Would you copy only the lines below, from the one containing "Write the Apache ECharts code for this chart." through the very last one, leaving the pictures out?

--

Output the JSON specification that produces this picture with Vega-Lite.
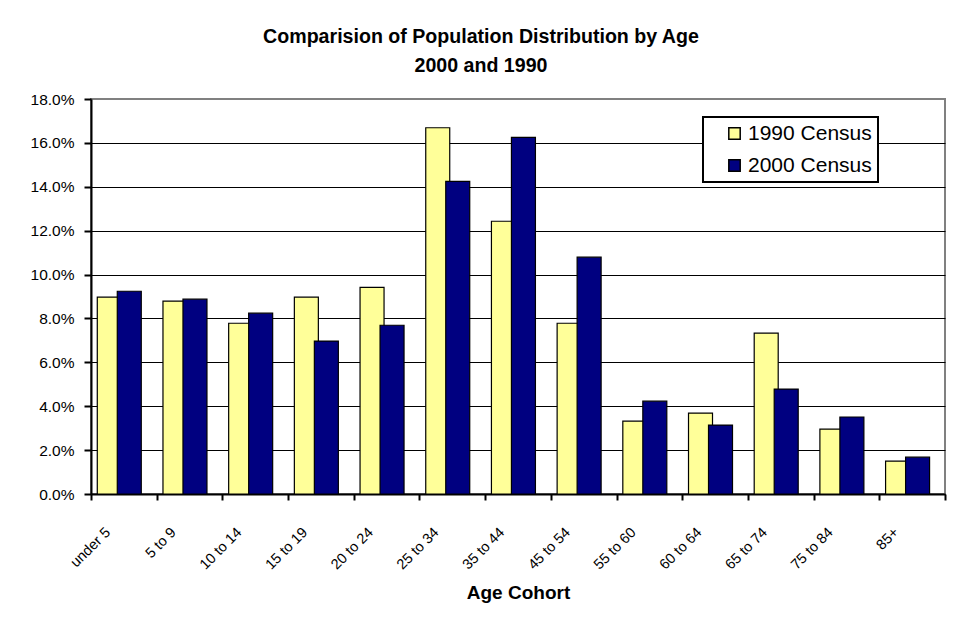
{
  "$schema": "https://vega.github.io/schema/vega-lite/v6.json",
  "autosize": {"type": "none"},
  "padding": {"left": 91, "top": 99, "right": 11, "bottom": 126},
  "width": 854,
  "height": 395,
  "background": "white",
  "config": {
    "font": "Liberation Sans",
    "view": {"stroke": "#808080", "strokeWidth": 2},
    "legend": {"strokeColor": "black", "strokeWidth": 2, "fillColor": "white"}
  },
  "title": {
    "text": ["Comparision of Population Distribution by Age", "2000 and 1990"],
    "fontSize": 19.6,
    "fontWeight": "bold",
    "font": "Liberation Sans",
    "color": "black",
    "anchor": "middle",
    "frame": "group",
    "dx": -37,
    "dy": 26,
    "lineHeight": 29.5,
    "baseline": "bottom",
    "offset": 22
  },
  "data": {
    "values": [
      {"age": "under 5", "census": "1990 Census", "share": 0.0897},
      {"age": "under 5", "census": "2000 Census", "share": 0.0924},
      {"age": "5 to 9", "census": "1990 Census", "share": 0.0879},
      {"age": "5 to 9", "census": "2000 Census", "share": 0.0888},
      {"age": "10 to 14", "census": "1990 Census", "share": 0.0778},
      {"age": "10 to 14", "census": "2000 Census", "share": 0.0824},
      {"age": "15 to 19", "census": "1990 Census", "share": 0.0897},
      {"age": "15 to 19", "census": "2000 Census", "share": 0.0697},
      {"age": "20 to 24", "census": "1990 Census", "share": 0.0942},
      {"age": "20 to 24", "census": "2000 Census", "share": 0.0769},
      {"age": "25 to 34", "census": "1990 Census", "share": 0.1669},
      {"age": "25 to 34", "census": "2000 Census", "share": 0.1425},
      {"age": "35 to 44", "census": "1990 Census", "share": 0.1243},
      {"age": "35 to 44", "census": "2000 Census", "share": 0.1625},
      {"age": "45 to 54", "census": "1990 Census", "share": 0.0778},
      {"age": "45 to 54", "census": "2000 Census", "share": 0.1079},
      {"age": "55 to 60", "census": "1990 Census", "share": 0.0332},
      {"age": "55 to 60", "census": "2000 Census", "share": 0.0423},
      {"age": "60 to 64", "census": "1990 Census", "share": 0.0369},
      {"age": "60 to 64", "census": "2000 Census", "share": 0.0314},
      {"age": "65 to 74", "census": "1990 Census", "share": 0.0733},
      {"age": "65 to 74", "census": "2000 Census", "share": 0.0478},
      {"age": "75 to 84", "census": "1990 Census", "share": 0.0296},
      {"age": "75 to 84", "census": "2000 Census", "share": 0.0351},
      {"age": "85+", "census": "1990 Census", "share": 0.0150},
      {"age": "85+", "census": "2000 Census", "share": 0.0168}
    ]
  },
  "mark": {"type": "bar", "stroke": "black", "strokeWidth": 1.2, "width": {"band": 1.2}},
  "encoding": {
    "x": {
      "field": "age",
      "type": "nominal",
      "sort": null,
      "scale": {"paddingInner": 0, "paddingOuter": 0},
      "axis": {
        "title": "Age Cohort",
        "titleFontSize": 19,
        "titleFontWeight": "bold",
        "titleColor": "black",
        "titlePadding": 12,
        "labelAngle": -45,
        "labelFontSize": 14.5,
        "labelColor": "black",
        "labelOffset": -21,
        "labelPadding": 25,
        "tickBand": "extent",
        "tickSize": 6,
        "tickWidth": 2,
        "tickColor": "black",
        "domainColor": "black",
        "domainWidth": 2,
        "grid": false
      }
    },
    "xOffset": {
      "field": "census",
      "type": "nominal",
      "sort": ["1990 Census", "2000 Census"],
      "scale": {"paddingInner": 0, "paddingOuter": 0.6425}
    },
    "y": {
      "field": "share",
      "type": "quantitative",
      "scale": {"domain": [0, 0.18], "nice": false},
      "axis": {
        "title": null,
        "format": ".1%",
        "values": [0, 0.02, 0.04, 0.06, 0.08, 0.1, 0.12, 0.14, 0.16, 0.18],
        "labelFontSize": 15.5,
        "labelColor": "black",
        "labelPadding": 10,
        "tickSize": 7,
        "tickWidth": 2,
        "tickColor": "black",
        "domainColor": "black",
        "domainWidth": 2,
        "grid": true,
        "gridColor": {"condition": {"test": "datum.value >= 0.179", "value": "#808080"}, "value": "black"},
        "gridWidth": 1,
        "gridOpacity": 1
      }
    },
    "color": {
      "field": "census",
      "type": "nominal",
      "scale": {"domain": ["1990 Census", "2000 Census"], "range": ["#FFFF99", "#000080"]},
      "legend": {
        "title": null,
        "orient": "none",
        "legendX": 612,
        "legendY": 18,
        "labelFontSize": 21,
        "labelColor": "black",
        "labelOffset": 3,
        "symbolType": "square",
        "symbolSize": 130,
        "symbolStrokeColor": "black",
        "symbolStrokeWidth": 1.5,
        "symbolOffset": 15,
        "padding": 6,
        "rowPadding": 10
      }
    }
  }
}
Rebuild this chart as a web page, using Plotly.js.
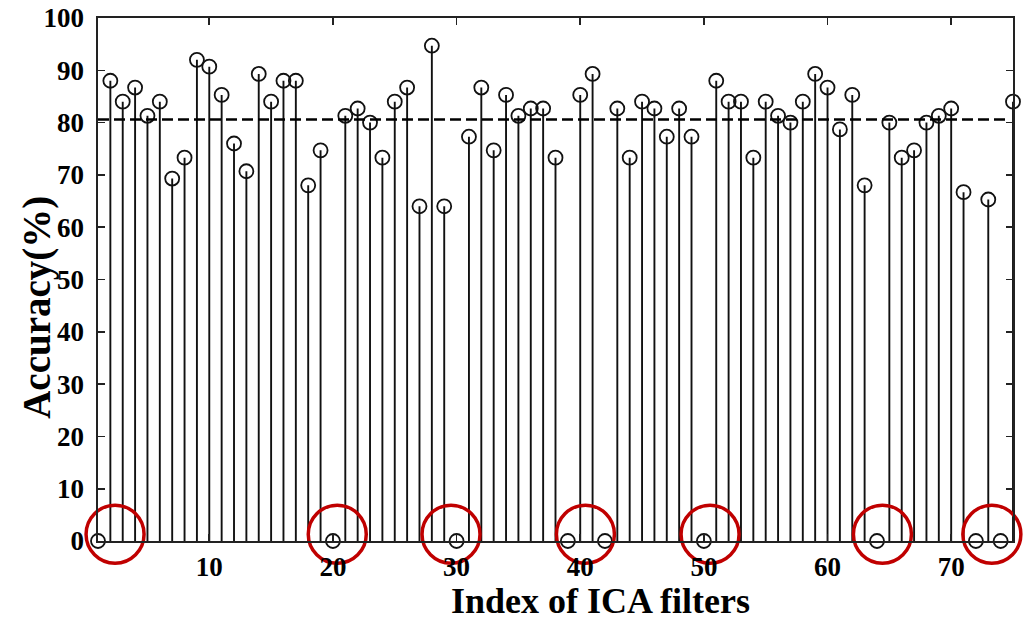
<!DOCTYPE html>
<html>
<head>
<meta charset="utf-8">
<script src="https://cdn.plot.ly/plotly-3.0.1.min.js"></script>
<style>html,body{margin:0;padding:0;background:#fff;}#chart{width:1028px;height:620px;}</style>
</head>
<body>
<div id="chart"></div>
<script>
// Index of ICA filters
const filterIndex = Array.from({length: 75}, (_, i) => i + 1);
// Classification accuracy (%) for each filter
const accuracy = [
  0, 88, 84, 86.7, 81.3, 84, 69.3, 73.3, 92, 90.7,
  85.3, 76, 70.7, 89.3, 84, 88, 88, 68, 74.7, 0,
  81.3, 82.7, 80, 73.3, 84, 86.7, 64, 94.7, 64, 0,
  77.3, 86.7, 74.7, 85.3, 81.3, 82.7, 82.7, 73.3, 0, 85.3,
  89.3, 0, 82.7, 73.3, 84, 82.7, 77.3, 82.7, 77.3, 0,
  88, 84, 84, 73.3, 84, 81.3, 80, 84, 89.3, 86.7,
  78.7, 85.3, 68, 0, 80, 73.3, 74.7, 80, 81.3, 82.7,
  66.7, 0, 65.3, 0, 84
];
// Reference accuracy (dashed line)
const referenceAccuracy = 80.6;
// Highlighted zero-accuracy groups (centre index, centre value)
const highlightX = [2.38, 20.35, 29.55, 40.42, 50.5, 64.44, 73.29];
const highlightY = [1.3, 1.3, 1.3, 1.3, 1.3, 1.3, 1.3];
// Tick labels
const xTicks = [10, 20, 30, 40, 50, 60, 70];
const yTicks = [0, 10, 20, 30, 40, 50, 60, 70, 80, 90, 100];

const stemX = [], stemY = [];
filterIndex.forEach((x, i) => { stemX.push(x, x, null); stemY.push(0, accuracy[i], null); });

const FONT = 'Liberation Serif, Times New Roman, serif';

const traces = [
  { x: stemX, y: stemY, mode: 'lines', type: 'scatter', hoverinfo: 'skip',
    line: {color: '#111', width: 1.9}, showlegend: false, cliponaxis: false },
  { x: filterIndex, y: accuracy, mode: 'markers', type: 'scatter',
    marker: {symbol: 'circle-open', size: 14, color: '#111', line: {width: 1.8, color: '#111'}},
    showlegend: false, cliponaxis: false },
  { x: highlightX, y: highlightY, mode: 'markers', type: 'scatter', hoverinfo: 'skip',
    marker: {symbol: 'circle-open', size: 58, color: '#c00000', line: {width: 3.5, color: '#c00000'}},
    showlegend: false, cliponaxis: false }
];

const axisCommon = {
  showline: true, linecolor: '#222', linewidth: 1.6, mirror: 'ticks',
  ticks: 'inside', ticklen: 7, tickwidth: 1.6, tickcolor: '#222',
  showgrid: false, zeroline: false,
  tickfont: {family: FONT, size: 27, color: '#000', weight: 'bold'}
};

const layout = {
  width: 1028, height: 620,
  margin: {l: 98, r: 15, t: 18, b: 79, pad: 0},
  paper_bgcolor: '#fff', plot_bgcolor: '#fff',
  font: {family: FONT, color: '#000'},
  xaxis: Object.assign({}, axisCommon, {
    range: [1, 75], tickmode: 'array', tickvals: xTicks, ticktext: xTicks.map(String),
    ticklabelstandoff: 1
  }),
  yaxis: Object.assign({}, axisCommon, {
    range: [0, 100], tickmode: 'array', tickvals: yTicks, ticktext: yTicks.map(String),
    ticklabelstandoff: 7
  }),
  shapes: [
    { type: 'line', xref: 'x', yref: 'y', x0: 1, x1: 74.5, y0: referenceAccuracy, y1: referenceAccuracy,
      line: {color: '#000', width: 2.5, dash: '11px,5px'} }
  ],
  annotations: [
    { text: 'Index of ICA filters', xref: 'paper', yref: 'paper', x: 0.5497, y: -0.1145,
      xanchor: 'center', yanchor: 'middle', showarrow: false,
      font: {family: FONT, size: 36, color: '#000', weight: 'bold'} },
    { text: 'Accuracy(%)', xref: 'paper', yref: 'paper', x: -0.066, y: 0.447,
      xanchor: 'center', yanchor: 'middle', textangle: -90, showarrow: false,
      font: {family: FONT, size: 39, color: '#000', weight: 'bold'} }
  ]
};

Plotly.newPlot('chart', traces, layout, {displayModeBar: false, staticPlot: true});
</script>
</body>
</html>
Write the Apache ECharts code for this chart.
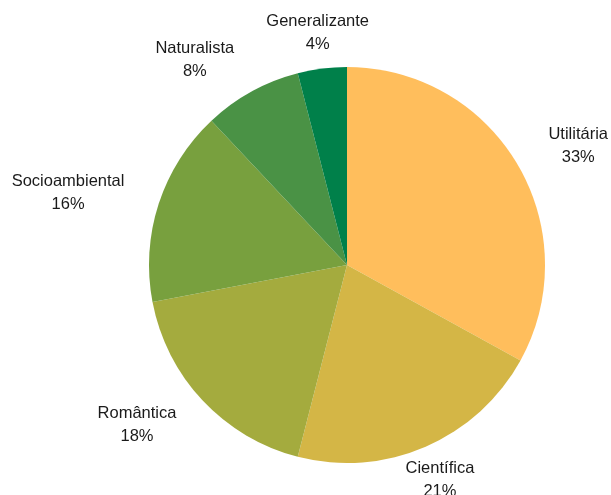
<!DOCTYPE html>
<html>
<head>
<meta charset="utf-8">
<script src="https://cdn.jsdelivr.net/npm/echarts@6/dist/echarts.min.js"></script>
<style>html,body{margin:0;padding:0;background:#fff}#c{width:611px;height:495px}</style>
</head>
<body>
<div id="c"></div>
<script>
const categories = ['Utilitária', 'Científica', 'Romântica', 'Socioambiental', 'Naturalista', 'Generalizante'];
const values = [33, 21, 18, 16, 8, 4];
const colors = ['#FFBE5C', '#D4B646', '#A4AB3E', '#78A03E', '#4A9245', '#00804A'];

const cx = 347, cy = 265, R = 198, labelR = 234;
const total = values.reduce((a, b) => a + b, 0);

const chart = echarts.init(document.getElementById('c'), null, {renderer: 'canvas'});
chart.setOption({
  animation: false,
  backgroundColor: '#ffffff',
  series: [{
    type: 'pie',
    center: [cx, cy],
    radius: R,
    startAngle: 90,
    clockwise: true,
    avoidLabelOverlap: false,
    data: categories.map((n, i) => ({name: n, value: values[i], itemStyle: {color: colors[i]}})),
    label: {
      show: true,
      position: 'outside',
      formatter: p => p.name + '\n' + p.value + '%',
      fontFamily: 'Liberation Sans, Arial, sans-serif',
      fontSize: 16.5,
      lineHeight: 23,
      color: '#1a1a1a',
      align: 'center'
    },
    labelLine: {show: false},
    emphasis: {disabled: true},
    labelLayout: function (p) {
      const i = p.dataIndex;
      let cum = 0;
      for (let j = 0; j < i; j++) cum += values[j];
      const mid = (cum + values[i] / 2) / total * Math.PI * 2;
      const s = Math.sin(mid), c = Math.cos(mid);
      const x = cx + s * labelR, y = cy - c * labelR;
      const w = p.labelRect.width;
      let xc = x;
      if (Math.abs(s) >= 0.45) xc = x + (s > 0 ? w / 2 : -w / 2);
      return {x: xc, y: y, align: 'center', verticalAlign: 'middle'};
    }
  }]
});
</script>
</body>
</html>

--

▶ **Written solution**:
Write the Apache ECharts code for this chart.
<!DOCTYPE html>
<html>
<head>
<meta charset="utf-8">
<script src="https://cdn.jsdelivr.net/npm/echarts@6/dist/echarts.min.js"></script>
<style>html,body{margin:0;padding:0;background:#fff}#c{width:611px;height:495px}</style>
</head>
<body>
<div id="c"></div>
<script>
const categories = ['Utilitária', 'Científica', 'Romântica', 'Socioambiental', 'Naturalista', 'Generalizante'];
const values = [33, 21, 18, 16, 8, 4];
const colors = ['#FFBE5C', '#D4B646', '#A4AB3E', '#78A03E', '#4A9245', '#00804A'];

const cx = 347, cy = 265, R = 198, labelR = 234;
const total = values.reduce((a, b) => a + b, 0);

const chart = echarts.init(document.getElementById('c'), null, {renderer: 'canvas'});
chart.setOption({
  animation: false,
  backgroundColor: '#ffffff',
  series: [{
    type: 'pie',
    center: [cx, cy],
    radius: R,
    startAngle: 90,
    clockwise: true,
    avoidLabelOverlap: false,
    data: categories.map((n, i) => ({name: n, value: values[i], itemStyle: {color: colors[i]}})),
    label: {
      show: true,
      position: 'outside',
      formatter: p => p.name + '\n' + p.value + '%',
      fontFamily: 'Liberation Sans, Arial, sans-serif',
      fontSize: 16.5,
      lineHeight: 23,
      color: '#1a1a1a',
      align: 'center'
    },
    labelLine: {show: false},
    emphasis: {disabled: true},
    labelLayout: function (p) {
      const i = p.dataIndex;
      let cum = 0;
      for (let j = 0; j < i; j++) cum += values[j];
      const mid = (cum + values[i] / 2) / total * Math.PI * 2;
      const s = Math.sin(mid), c = Math.cos(mid);
      const x = cx + s * labelR, y = cy - c * labelR;
      const w = p.labelRect.width;
      let xc = x;
      if (Math.abs(s) >= 0.45) xc = x + (s > 0 ? w / 2 : -w / 2);
      return {x: xc, y: y, align: 'center', verticalAlign: 'middle'};
    }
  }]
});
</script>
</body>
</html>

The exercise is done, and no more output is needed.